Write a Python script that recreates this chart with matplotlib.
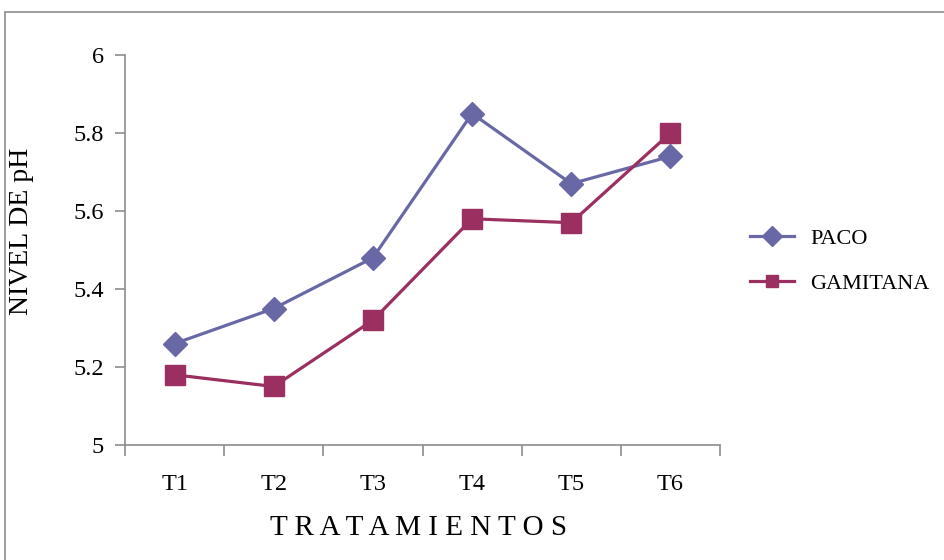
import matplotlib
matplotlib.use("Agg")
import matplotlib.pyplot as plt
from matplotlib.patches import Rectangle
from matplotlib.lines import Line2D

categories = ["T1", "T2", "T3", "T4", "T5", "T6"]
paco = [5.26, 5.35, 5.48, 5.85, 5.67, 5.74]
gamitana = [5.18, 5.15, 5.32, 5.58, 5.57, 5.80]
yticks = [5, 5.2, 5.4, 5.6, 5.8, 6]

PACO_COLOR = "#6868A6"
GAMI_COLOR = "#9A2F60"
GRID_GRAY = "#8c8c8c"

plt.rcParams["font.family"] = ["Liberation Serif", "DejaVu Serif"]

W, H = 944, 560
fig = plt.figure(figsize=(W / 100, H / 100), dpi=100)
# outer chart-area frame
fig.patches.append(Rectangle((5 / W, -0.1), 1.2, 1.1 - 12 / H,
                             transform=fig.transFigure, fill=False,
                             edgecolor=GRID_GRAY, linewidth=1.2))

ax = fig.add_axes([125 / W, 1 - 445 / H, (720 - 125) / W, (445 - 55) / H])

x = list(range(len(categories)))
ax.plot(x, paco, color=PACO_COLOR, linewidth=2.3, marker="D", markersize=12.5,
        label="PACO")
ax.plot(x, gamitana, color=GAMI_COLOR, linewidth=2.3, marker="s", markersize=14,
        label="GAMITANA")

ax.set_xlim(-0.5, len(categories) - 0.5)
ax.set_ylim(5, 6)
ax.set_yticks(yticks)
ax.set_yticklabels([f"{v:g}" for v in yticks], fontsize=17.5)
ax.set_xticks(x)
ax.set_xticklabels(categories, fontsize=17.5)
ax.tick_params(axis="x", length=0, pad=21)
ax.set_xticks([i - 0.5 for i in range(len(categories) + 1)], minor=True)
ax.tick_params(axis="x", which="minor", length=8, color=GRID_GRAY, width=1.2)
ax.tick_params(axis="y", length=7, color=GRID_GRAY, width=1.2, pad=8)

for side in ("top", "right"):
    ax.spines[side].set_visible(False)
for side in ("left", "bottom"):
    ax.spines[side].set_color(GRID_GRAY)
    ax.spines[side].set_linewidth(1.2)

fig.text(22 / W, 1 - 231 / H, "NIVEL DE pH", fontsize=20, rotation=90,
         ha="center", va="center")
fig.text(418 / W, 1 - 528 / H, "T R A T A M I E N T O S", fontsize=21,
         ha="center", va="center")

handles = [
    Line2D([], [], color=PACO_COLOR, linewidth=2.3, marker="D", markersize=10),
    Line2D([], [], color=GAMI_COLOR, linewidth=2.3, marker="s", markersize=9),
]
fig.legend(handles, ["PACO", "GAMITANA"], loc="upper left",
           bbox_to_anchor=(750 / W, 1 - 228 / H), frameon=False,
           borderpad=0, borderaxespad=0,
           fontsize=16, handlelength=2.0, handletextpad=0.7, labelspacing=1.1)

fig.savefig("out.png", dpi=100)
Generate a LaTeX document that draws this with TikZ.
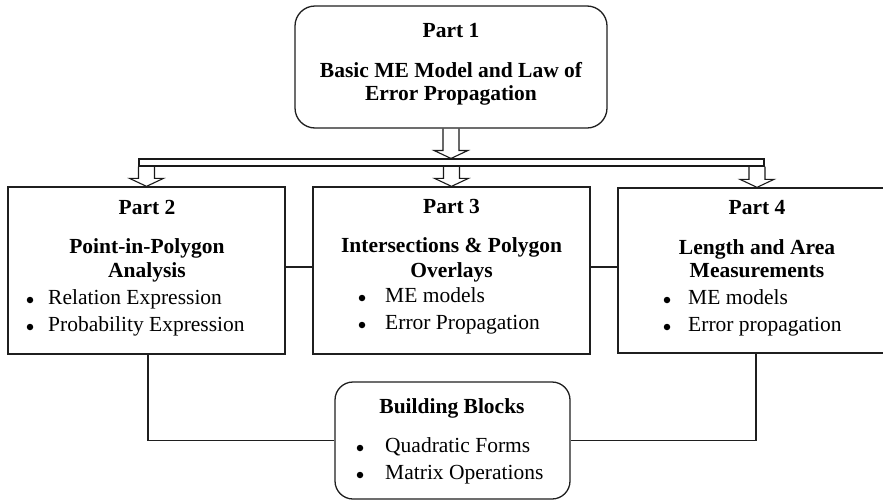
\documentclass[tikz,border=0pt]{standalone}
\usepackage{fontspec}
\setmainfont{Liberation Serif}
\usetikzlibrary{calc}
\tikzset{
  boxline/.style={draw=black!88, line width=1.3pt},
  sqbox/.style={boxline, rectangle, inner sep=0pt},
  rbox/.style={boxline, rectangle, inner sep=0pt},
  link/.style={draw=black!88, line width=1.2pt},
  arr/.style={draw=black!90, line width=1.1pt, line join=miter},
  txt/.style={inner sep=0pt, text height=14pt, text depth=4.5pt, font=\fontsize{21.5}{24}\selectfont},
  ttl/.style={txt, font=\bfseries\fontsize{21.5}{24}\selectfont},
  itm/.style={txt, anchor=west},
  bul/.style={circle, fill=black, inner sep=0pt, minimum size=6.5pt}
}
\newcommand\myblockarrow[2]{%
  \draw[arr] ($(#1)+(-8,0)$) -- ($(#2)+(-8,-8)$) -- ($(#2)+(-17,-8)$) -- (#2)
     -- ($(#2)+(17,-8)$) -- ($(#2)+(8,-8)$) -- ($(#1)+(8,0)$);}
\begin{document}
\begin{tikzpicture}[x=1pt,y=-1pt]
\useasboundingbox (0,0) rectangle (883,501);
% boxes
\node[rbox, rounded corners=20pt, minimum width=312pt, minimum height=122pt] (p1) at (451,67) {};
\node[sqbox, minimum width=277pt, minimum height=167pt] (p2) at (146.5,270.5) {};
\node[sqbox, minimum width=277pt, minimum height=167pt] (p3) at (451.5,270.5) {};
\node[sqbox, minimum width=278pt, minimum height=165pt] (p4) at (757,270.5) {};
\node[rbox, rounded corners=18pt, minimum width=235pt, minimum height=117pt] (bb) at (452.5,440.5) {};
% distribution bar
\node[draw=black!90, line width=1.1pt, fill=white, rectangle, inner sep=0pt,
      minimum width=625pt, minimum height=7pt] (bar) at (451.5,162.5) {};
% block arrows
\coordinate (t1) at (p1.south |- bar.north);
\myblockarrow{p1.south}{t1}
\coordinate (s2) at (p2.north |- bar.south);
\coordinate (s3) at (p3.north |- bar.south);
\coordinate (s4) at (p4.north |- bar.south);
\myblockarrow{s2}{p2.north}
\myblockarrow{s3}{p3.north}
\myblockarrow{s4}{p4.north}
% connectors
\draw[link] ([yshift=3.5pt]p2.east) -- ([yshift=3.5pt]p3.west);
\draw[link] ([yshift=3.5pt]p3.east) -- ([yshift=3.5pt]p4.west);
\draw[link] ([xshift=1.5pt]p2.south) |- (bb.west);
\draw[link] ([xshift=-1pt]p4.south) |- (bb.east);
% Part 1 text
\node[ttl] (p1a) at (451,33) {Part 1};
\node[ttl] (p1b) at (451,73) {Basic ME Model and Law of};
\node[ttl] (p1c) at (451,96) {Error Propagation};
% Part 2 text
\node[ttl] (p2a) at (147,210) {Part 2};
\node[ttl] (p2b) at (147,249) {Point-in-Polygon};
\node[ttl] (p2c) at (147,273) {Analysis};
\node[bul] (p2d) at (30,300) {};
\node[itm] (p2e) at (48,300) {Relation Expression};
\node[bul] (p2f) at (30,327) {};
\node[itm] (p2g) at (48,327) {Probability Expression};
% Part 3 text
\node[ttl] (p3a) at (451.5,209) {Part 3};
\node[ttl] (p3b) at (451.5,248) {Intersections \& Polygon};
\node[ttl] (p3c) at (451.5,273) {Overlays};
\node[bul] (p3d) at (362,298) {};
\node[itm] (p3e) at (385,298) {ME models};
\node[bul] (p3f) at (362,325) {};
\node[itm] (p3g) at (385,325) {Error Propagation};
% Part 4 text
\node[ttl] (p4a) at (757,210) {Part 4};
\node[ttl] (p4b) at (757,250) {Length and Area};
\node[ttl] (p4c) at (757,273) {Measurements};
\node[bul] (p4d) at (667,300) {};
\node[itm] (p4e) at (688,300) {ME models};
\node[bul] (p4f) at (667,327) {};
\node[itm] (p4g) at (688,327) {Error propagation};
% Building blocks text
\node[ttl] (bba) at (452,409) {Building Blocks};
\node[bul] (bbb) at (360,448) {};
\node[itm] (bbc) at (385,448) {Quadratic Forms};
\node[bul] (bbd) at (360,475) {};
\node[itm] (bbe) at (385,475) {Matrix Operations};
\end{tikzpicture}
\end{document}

> **Prompt**
Quote the preceding listing precisely and completely, omitting its images.

> **Task answer**
Write a Python script that recreates this chart with matplotlib.
import matplotlib
matplotlib.use("Agg")
import matplotlib.pyplot as plt
from matplotlib.patches import Rectangle
from matplotlib.lines import Line2D

categories = ["T1", "T2", "T3", "T4", "T5", "T6"]
paco = [5.26, 5.35, 5.48, 5.85, 5.67, 5.74]
gamitana = [5.18, 5.15, 5.32, 5.58, 5.57, 5.80]
yticks = [5, 5.2, 5.4, 5.6, 5.8, 6]

PACO_COLOR = "#6868A6"
GAMI_COLOR = "#9A2F60"
GRID_GRAY = "#8c8c8c"

plt.rcParams["font.family"] = ["Liberation Serif", "DejaVu Serif"]

W, H = 944, 560
fig = plt.figure(figsize=(W / 100, H / 100), dpi=100)
# outer chart-area frame
fig.patches.append(Rectangle((5 / W, -0.1), 1.2, 1.1 - 12 / H,
                             transform=fig.transFigure, fill=False,
                             edgecolor=GRID_GRAY, linewidth=1.2))

ax = fig.add_axes([125 / W, 1 - 445 / H, (720 - 125) / W, (445 - 55) / H])

x = list(range(len(categories)))
ax.plot(x, paco, color=PACO_COLOR, linewidth=2.3, marker="D", markersize=12.5,
        label="PACO")
ax.plot(x, gamitana, color=GAMI_COLOR, linewidth=2.3, marker="s", markersize=14,
        label="GAMITANA")

ax.set_xlim(-0.5, len(categories) - 0.5)
ax.set_ylim(5, 6)
ax.set_yticks(yticks)
ax.set_yticklabels([f"{v:g}" for v in yticks], fontsize=17.5)
ax.set_xticks(x)
ax.set_xticklabels(categories, fontsize=17.5)
ax.tick_params(axis="x", length=0, pad=21)
ax.set_xticks([i - 0.5 for i in range(len(categories) + 1)], minor=True)
ax.tick_params(axis="x", which="minor", length=8, color=GRID_GRAY, width=1.2)
ax.tick_params(axis="y", length=7, color=GRID_GRAY, width=1.2, pad=8)

for side in ("top", "right"):
    ax.spines[side].set_visible(False)
for side in ("left", "bottom"):
    ax.spines[side].set_color(GRID_GRAY)
    ax.spines[side].set_linewidth(1.2)

fig.text(22 / W, 1 - 231 / H, "NIVEL DE pH", fontsize=20, rotation=90,
         ha="center", va="center")
fig.text(418 / W, 1 - 528 / H, "T R A T A M I E N T O S", fontsize=21,
         ha="center", va="center")

handles = [
    Line2D([], [], color=PACO_COLOR, linewidth=2.3, marker="D", markersize=10),
    Line2D([], [], color=GAMI_COLOR, linewidth=2.3, marker="s", markersize=9),
]
fig.legend(handles, ["PACO", "GAMITANA"], loc="upper left",
           bbox_to_anchor=(750 / W, 1 - 228 / H), frameon=False,
           borderpad=0, borderaxespad=0,
           fontsize=16, handlelength=2.0, handletextpad=0.7, labelspacing=1.1)

fig.savefig("out.png", dpi=100)
Generate a LaTeX document that draws this with TikZ.
\documentclass[tikz,border=0pt]{standalone}
\usepackage{fontspec}
\setmainfont{Liberation Serif}
\usetikzlibrary{calc}
\tikzset{
  boxline/.style={draw=black!88, line width=1.3pt},
  sqbox/.style={boxline, rectangle, inner sep=0pt},
  rbox/.style={boxline, rectangle, inner sep=0pt},
  link/.style={draw=black!88, line width=1.2pt},
  arr/.style={draw=black!90, line width=1.1pt, line join=miter},
  txt/.style={inner sep=0pt, text height=14pt, text depth=4.5pt, font=\fontsize{21.5}{24}\selectfont},
  ttl/.style={txt, font=\bfseries\fontsize{21.5}{24}\selectfont},
  itm/.style={txt, anchor=west},
  bul/.style={circle, fill=black, inner sep=0pt, minimum size=6.5pt}
}
\newcommand\myblockarrow[2]{%
  \draw[arr] ($(#1)+(-8,0)$) -- ($(#2)+(-8,-8)$) -- ($(#2)+(-17,-8)$) -- (#2)
     -- ($(#2)+(17,-8)$) -- ($(#2)+(8,-8)$) -- ($(#1)+(8,0)$);}
\begin{document}
\begin{tikzpicture}[x=1pt,y=-1pt]
\useasboundingbox (0,0) rectangle (883,501);
% boxes
\node[rbox, rounded corners=20pt, minimum width=312pt, minimum height=122pt] (p1) at (451,67) {};
\node[sqbox, minimum width=277pt, minimum height=167pt] (p2) at (146.5,270.5) {};
\node[sqbox, minimum width=277pt, minimum height=167pt] (p3) at (451.5,270.5) {};
\node[sqbox, minimum width=278pt, minimum height=165pt] (p4) at (757,270.5) {};
\node[rbox, rounded corners=18pt, minimum width=235pt, minimum height=117pt] (bb) at (452.5,440.5) {};
% distribution bar
\node[draw=black!90, line width=1.1pt, fill=white, rectangle, inner sep=0pt,
      minimum width=625pt, minimum height=7pt] (bar) at (451.5,162.5) {};
% block arrows
\coordinate (t1) at (p1.south |- bar.north);
\myblockarrow{p1.south}{t1}
\coordinate (s2) at (p2.north |- bar.south);
\coordinate (s3) at (p3.north |- bar.south);
\coordinate (s4) at (p4.north |- bar.south);
\myblockarrow{s2}{p2.north}
\myblockarrow{s3}{p3.north}
\myblockarrow{s4}{p4.north}
% connectors
\draw[link] ([yshift=3.5pt]p2.east) -- ([yshift=3.5pt]p3.west);
\draw[link] ([yshift=3.5pt]p3.east) -- ([yshift=3.5pt]p4.west);
\draw[link] ([xshift=1.5pt]p2.south) |- (bb.west);
\draw[link] ([xshift=-1pt]p4.south) |- (bb.east);
% Part 1 text
\node[ttl] (p1a) at (451,33) {Part 1};
\node[ttl] (p1b) at (451,73) {Basic ME Model and Law of};
\node[ttl] (p1c) at (451,96) {Error Propagation};
% Part 2 text
\node[ttl] (p2a) at (147,210) {Part 2};
\node[ttl] (p2b) at (147,249) {Point-in-Polygon};
\node[ttl] (p2c) at (147,273) {Analysis};
\node[bul] (p2d) at (30,300) {};
\node[itm] (p2e) at (48,300) {Relation Expression};
\node[bul] (p2f) at (30,327) {};
\node[itm] (p2g) at (48,327) {Probability Expression};
% Part 3 text
\node[ttl] (p3a) at (451.5,209) {Part 3};
\node[ttl] (p3b) at (451.5,248) {Intersections \& Polygon};
\node[ttl] (p3c) at (451.5,273) {Overlays};
\node[bul] (p3d) at (362,298) {};
\node[itm] (p3e) at (385,298) {ME models};
\node[bul] (p3f) at (362,325) {};
\node[itm] (p3g) at (385,325) {Error Propagation};
% Part 4 text
\node[ttl] (p4a) at (757,210) {Part 4};
\node[ttl] (p4b) at (757,250) {Length and Area};
\node[ttl] (p4c) at (757,273) {Measurements};
\node[bul] (p4d) at (667,300) {};
\node[itm] (p4e) at (688,300) {ME models};
\node[bul] (p4f) at (667,327) {};
\node[itm] (p4g) at (688,327) {Error propagation};
% Building blocks text
\node[ttl] (bba) at (452,409) {Building Blocks};
\node[bul] (bbb) at (360,448) {};
\node[itm] (bbc) at (385,448) {Quadratic Forms};
\node[bul] (bbd) at (360,475) {};
\node[itm] (bbe) at (385,475) {Matrix Operations};
\end{tikzpicture}
\end{document}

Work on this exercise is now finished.